# Source data
-- -- --
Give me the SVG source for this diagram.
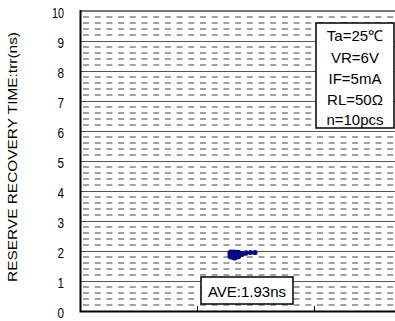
<svg xmlns="http://www.w3.org/2000/svg" width="395" height="321" viewBox="0 0 395 321">
<style>
text{font-family:"Liberation Sans",Arial,sans-serif;fill:#000}
.minor{stroke:#444;stroke-width:1;stroke-dasharray:6 5.7}
.major{stroke:#555;stroke-width:1}
.axis{stroke:#000;stroke-width:2;fill:none}
.tick{font-size:15px;text-anchor:end}
.leg{font-size:15px;text-anchor:middle}
.pt{fill:#000a80}
</style>
<rect width="395" height="321" fill="#fff"/>
<g id="grid">
<g id="minor-lines">
<path class="minor" d="M83 17H395M83 23H395M83 29H395M83 35H395
M83 47H395M83 53H395M83 59H395M83 65H395
M83 77H395M83 83H395M83 89H395M83 95H395
M83 107H395M83 113H395M83 119H395M83 125H395
M83 137H395M83 143H395M83 149H395M83 155H395
M83 167H395M83 173H395M83 179H395M83 185H395
M83 197H395M83 203H395M83 209H395M83 215H395
M83 227H395M83 233H395M83 239H395M83 245H395
M83 257H395M83 263H395M83 269H395M83 275H395
M83 287H395M83 293H395M83 299H395M83 305H395"/>
</g>
<g id="major-lines">
<path class="major" d="M80 41.5H395M80 71.5H395M80 101.5H395M80 131.5H395M80 161.5H395M80 191.5H395M80 221.5H395M80 251.5H395M80 281.5H395"/>
<path stroke="#777" stroke-width="2" d="M80 11H395"/>
</g>
</g>
<g id="axes">
<path class="axis" d="M80.5 10V311.5H395"/>
<path stroke="#000" stroke-width="1" d="M197.5 306V311M314.5 306V311"/>
</g>
<g id="y-labels">
<text class="tick" x="64" y="18" textLength="12" lengthAdjust="spacingAndGlyphs">10</text>
<text class="tick" x="64" y="48" textLength="6.5" lengthAdjust="spacingAndGlyphs">9</text>
<text class="tick" x="64" y="78" textLength="6.5" lengthAdjust="spacingAndGlyphs">8</text>
<text class="tick" x="64" y="108" textLength="6.5" lengthAdjust="spacingAndGlyphs">7</text>
<text class="tick" x="64" y="138" textLength="6.5" lengthAdjust="spacingAndGlyphs">6</text>
<text class="tick" x="64" y="168" textLength="6.5" lengthAdjust="spacingAndGlyphs">5</text>
<text class="tick" x="64" y="198" textLength="6.5" lengthAdjust="spacingAndGlyphs">4</text>
<text class="tick" x="64" y="228" textLength="6.5" lengthAdjust="spacingAndGlyphs">3</text>
<text class="tick" x="64" y="258" textLength="6.5" lengthAdjust="spacingAndGlyphs">2</text>
<text class="tick" x="64" y="288" textLength="6.5" lengthAdjust="spacingAndGlyphs">1</text>
<text class="tick" x="64" y="318" textLength="6.5" lengthAdjust="spacingAndGlyphs">0</text>
</g>
<g id="y-title">
<text font-size="13" text-anchor="middle" textLength="250" lengthAdjust="spacingAndGlyphs" transform="translate(17,157) rotate(-90)">RESERVE RECOVERY TIME:trr(ns)</text>
</g>
<g id="data">
<circle class="pt" cx="231" cy="256" r="3.5"/>
<circle class="pt" cx="231" cy="253" r="3.5"/>
<circle class="pt" cx="234.5" cy="257" r="3.5"/>
<circle class="pt" cx="234.5" cy="253" r="3.5"/>
<circle class="pt" cx="238" cy="256" r="3.3"/>
<circle class="pt" cx="238" cy="253" r="3.3"/>
<circle class="pt" cx="242" cy="254" r="3"/>
<circle class="pt" cx="246" cy="253" r="2.8"/>
<circle class="pt" cx="250.5" cy="252.5" r="2.6"/>
<circle class="pt" cx="255" cy="252.5" r="2.6"/>
</g>
<g id="legend">
<rect x="316" y="23" width="78" height="105" fill="#fff" stroke="#000" stroke-width="1.5"/>
<text class="leg" x="355" y="41">Ta=25℃</text>
<text class="leg" x="355" y="63">VR=6V</text>
<text class="leg" x="355" y="84">IF=5mA</text>
<text class="leg" x="355" y="105">RL=50Ω</text>
<text class="leg" x="355" y="125">n=10pcs</text>
</g>
<g id="average">
<rect x="201" y="277" width="92" height="27" fill="#fff" stroke="#000" stroke-width="1.5"/>
<text class="leg" x="247" y="297">AVE:1.93ns</text>
</g>
</svg>
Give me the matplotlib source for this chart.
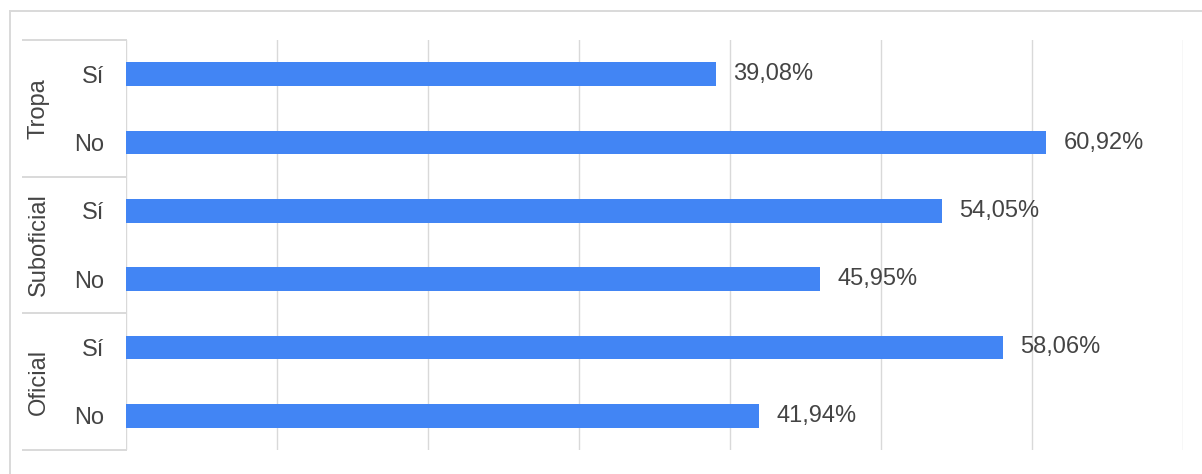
import matplotlib
matplotlib.use("Agg")
import matplotlib.pyplot as plt
from matplotlib.lines import Line2D

# Survey results by rank group
groups = ["Tropa", "Suboficial", "Oficial"]
answers = ["Sí", "No"]
tropa = [39.08, 60.92]
suboficial = [54.05, 45.95]
oficial = [58.06, 41.94]
x_ticks = [0, 10, 20, 30, 40, 50, 60, 70]

series = [tropa, suboficial, oficial]
labels = [a for _ in groups for a in answers]
values = [v for s in series for v in s]

plt.rcParams["font.family"] = ["Liberation Sans", "DejaVu Sans"]
BAR = "#4285f4"
GRID = "#d9d9d9"
TEXT = "#444444"
FS = 17

W, H = 1202, 474
fig = plt.figure(figsize=(W / 100, H / 100), dpi=100)
fig.patch.set_facecolor("white")

# outer frame (left and top edges visible)
fig.add_artist(Line2D([9.5 / W, 9.5 / W], [0, 1 - 10.5 / H], transform=fig.transFigure,
                      color="#d9d9d9", lw=1.4))
fig.add_artist(Line2D([9.5 / W, 1], [1 - 10.5 / H, 1 - 10.5 / H], transform=fig.transFigure,
                      color="#d9d9d9", lw=1.4))

left, right, top, bottom = 126, 1183, 40, 450
ax = fig.add_axes([left / W, (H - bottom) / H, (right - left) / W, (bottom - top) / H])

ypos = list(range(len(values)))
ax.barh(ypos, values, height=0.35, color=BAR, zorder=3)
for y, v in zip(ypos, values):
    ax.text(v + 1.15, y, f"{v:.2f}".replace(".", ",") + "%", va="center", ha="left",
            fontsize=FS, color=TEXT, zorder=4)

ax.set_xlim(x_ticks[0], x_ticks[-1])
ax.set_ylim(len(values) - 0.5, -0.5)
ax.set_xticks(x_ticks)
ax.xaxis.grid(True, color=GRID, lw=1.0, zorder=0)
ax.tick_params(axis="x", length=0, labelbottom=False)
ax.set_yticks(ypos)
ax.set_yticklabels(labels, fontsize=FS, color=TEXT)
ax.tick_params(axis="y", length=0, pad=15.5)
for s in ax.spines.values():
    s.set_visible(False)
ax.axvline(0, color=GRID, lw=1.4, zorder=2)

# group separators and rotated group labels in the left margin
tr = ax.get_yaxis_transform()
pw = right - left
x0 = (23 - left) / pw
for yb in [-0.5, 1.5, 3.5, 5.5]:
    ax.add_line(Line2D([x0, 0], [yb, yb], transform=tr, color=GRID, lw=1.4, clip_on=False))
for i, g in enumerate(groups):
    ax.text((39 - left) / pw, 2 * i + 0.5, g, transform=tr, rotation=90,
            ha="center", va="center", fontsize=FS, color=TEXT)

fig.savefig("out.png", dpi=100, facecolor="white")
-- -- --
# Given request
Pull every line containing the word "this" out of the entries above.

# Task solution
Give me the SVG source for this diagram.
Give me the matplotlib source for this chart.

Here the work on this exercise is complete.